Two years after the death of the Earl of Riverdale, his family has overcome the shame of being stripped of their titles and fortune—except for his onetime countess, Viola. With her children grown and herself no longer part of the social whirl of the ton, she is uncertain where to look for happiness—until quite by accident her path crosses once again with that of the Marquess of Dorchester, Marcel Lamarr.

Marcel Lamarr has been a notorious womaniser since the death of his wife nearly twenty years earlier. Viola caught his eye when she herself was a young mother, but she evaded his seduction at the time. A prize that eluded him before, she is all the more irresistible to him now although he is surprised to discover that she is as eager now for the excitement he offers as he is himself.

When the two defy convention and run away together, they discover that the ties of respectability are not so easily severed, and pleasure can ensnare you when you least expect it.

Someone to Care (Westcott family #4) by Mary Balogh

Readers have had a lot of different reactions to this book, as I would expect seeing as the two lead characters are so unconventional for the historical romance genre. That said, I loved Someone to Care a lot, and will go back to some parts of it again and again. It made me feel things.

The first half of the book is particularly strong. It’s an emotional story about a woman in her forties who has never been able to make a choice for herself in life until now, and when she does it all goes horribly wrong.

Viola is a mother and a grandmother, but nobody sees her beyond that. She was a countess until her marriage was declared void because of her husband’s bigamy, and now she has no standing in society and no idea what is ahead of her.

One thing that makes Mary Balogh one of the best authors in the genre is that she refuses to modernise her Regency world. She writes HISTORICAL romance, and it’s so much better for it. We get the society and the societal restrictions. Balogh doesn’t present us with her feminism by putting her heroines in breeches and sending them stumbling through ballrooms like bulls in china shops; instead she shows us the constraints women lived under and how they got around those strict rules to find happiness.

Because of this, we get to see the hypocrisy surrounding Viola’s situation, and feel the full effect of the oppression she lives under.
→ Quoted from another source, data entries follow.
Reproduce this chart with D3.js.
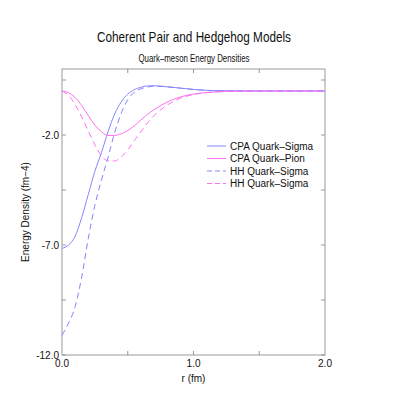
<!DOCTYPE html>
<html lang="en">
<head>
    <meta charset="utf-8">
    <script src="https://cdn.jsdelivr.net/npm/d3@7"></script>
    <style>
        body { margin: 0; background: #fff; }
        text { font-family: "Liberation Sans", Arial, sans-serif; fill: #111; }
    </style>
</head>
<body>
<div id="chart"></div>
<script>
    // radius values (fm) and energy densities
    var rVals = [0, 0.05, 0.1, 0.15, 0.2, 0.25, 0.3, 0.35, 0.4, 0.45, 0.5, 0.55, 0.6, 0.65, 0.7, 0.8, 0.9, 1.0, 1.1, 1.2, 1.4, 1.6, 1.8, 2.0]
    var cpaSigma = [-7.15, -7.0, -6.6, -5.75, -4.7, -3.65, -2.8, -1.85, -1.05, -0.5, -0.14, 0.06, 0.17, 0.23, 0.24, 0.19, 0.13, 0.07, 0.03, 0.01, 0, 0, 0, 0]
    var cpaPion = [0, -0.08, -0.3, -0.66, -1.12, -1.55, -1.85, -2.02, -2.02, -1.95, -1.8, -1.58, -1.32, -1.06, -0.85, -0.5, -0.27, -0.14, -0.07, -0.03, -0.005, 0, 0, 0]
    var hhSigma = [-11.1, -10.55, -9.8, -8.45, -6.7, -5.2, -4.05, -3.02, -1.9, -1.02, -0.4, -0.05, 0.1, 0.18, 0.22, 0.19, 0.13, 0.07, 0.03, 0.01, 0, 0, 0, 0]
    var hhPion = [0, -0.2, -0.62, -1.18, -1.82, -2.45, -2.95, -3.17, -3.18, -3.0, -2.68, -2.25, -1.85, -1.45, -1.12, -0.64, -0.33, -0.16, -0.07, -0.03, -0.005, 0, 0, 0]

    var seriesNames = ["CPA Quark\u2013Sigma", "CPA Quark\u2013Pion", "HH Quark\u2013Sigma", "HH Quark\u2013Sigma"]
    var seriesData = [cpaSigma, cpaPion, hhSigma, hhPion]
    var seriesColors = ["#8585ff", "#ff70f0", "#8585ff", "#ff70f0"]
    var seriesDash = [null, null, "6,4", "6,4"]

    var xMajor = [0, 1, 2]
    var xMinor = [0.5, 1.0, 1.5]
    var yMajor = [-12, -7, -2]
    var yMinor = [-9.5, -4.5, 0.5]

    var width = 415,
        height = 415,
        pLeft = 62, pRight = 325, pTop = 69, pBottom = 355

    var svg = d3.select("#chart")
        .append("svg")
            .attr("width", width)
            .attr("height", height)

    var x = d3.scaleLinear().domain([0, 2]).range([pLeft, pRight])
    var y = d3.scaleLinear().domain([-12, 1]).range([pBottom, pTop])

    // frame
    svg.append("rect")
        .attr("x", pLeft).attr("y", pTop)
        .attr("width", pRight - pLeft).attr("height", pBottom - pTop)
        .attr("fill", "none")
        .attr("stroke", "#999")
        .attr("stroke-width", 1)

    // inward ticks on all four sides
    var tk = 4
    var allY = yMajor.concat(yMinor)
    svg.selectAll(".ytl").data(allY).enter().append("line")
        .attr("x1", pLeft).attr("x2", pLeft + tk)
        .attr("y1", d => y(d)).attr("y2", d => y(d))
        .attr("stroke", "#999")
    svg.selectAll(".ytr").data(allY).enter().append("line")
        .attr("x1", pRight).attr("x2", pRight - tk)
        .attr("y1", d => y(d)).attr("y2", d => y(d))
        .attr("stroke", "#999")
    svg.selectAll(".xtb").data(xMinor).enter().append("line")
        .attr("x1", d => x(d)).attr("x2", d => x(d))
        .attr("y1", pBottom).attr("y2", pBottom - tk)
        .attr("stroke", "#999")
    svg.selectAll(".xtt").data(xMinor).enter().append("line")
        .attr("x1", d => x(d)).attr("x2", d => x(d))
        .attr("y1", pTop).attr("y2", pTop + tk)
        .attr("stroke", "#999")

    // tick labels
    svg.selectAll(".yl").data(yMajor).enter().append("text")
        .attr("x", pLeft - 3)
        .attr("y", d => y(d) + 3.5)
        .attr("text-anchor", "end")
        .style("font-size", "10px")
        .text(d => d.toFixed(1))
    svg.selectAll(".xl").data(xMajor).enter().append("text")
        .attr("x", d => x(d))
        .attr("y", pBottom + 12)
        .attr("text-anchor", "middle")
        .style("font-size", "10px")
        .text(d => d.toFixed(1))

    // axis titles
    svg.append("text")
        .attr("x", x(1)).attr("y", pBottom + 27)
        .attr("text-anchor", "middle")
        .style("font-size", "10px")
        .text("r (fm)")
    svg.append("text")
        .attr("transform", "translate(29," + (pTop + pBottom) / 2 + ") rotate(-90)")
        .attr("text-anchor", "middle")
        .style("font-size", "10px")
        .text("Energy Density (fm\u22124)")

    // titles, squeezed to the narrow face of the original
    svg.append("text")
        .attr("x", 194).attr("y", 42)
        .attr("text-anchor", "middle")
        .attr("textLength", 194)
        .attr("lengthAdjust", "spacingAndGlyphs")
        .style("font-size", "15px")
        .text("Coherent Pair and Hedgehog Models")
    svg.append("text")
        .attr("x", 194).attr("y", 62)
        .attr("text-anchor", "middle")
        .attr("textLength", 111)
        .attr("lengthAdjust", "spacingAndGlyphs")
        .style("font-size", "10px")
        .text("Quark\u2013meson Energy Densities")

    // curves
    var line = d3.line()
        .x((d, i) => x(rVals[i]))
        .y(d => y(d))
        .curve(d3.curveMonotoneX)

    svg.selectAll(".curve").data(seriesData).enter().append("path")
        .attr("d", d => line(d))
        .attr("fill", "none")
        .attr("stroke", (d, i) => seriesColors[i])
        .attr("stroke-width", 1)
        .attr("stroke-dasharray", (d, i) => seriesDash[i])

    // legend
    var lg = svg.append("g")
    seriesNames.forEach(function(name, i) {
        var ly = 146 + i * 12.5
        lg.append("line")
            .attr("x1", 207).attr("x2", 226)
            .attr("y1", ly).attr("y2", ly)
            .attr("stroke", seriesColors[i])
            .attr("stroke-width", 1)
            .attr("stroke-dasharray", seriesDash[i] ? "5,3" : null)
        lg.append("text")
            .attr("x", 230).attr("y", ly + 3.5)
            .style("font-size", "10px")
            .text(name)
    })
</script>
</body>
</html>
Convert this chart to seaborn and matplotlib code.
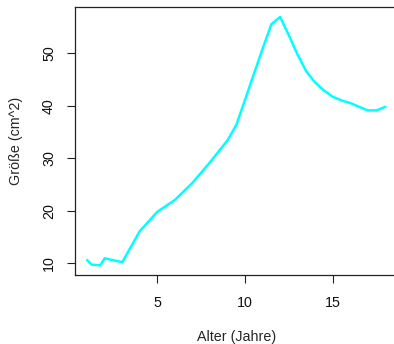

Marcel has spent seventeen or so years running around England and indulging in any and all vices, and not once has he been forced into a situation he doesn’t want.

And yet Viola – at forty-two – finally takes a chance to do something for herself, and that one decision has massive consequences.

I read historical fiction to read about another world, and Balogh, Madeline Hunter, and a few others (but not nearly enough of them) take me there.

I think this could just about be called a reunion romance, as the characters loved each other in the past, but could do nothing about it. I felt connected to this pair (even when Marcel was disguising his hurt behind cruel words), and invested in them finding a way back to each other by the end.

For readers new to the series, I think you could very much enjoy the first half of the book. However, then the other characters arrive, and you’re going to be overwhelmed. There are several dozen characters to keep track of, and I don’t think that’s going to work for someone who hasn’t come into the Westcott family in book one.

The overpopulation in the second half is my only complaint about Someone to Care, but because of how much it made me feel at the start, I’m forgiving it.

 

Review copy provided by NetGalley.

 

One thing that’s driving me mad: we no longer seem to be getting UK/Australian English versions of books here. I’m tired of reading US versions with the US spelling when I buy a book *in Australia*. I’m not sure what publishers are doing, but we’re going to lose our language entirely soon.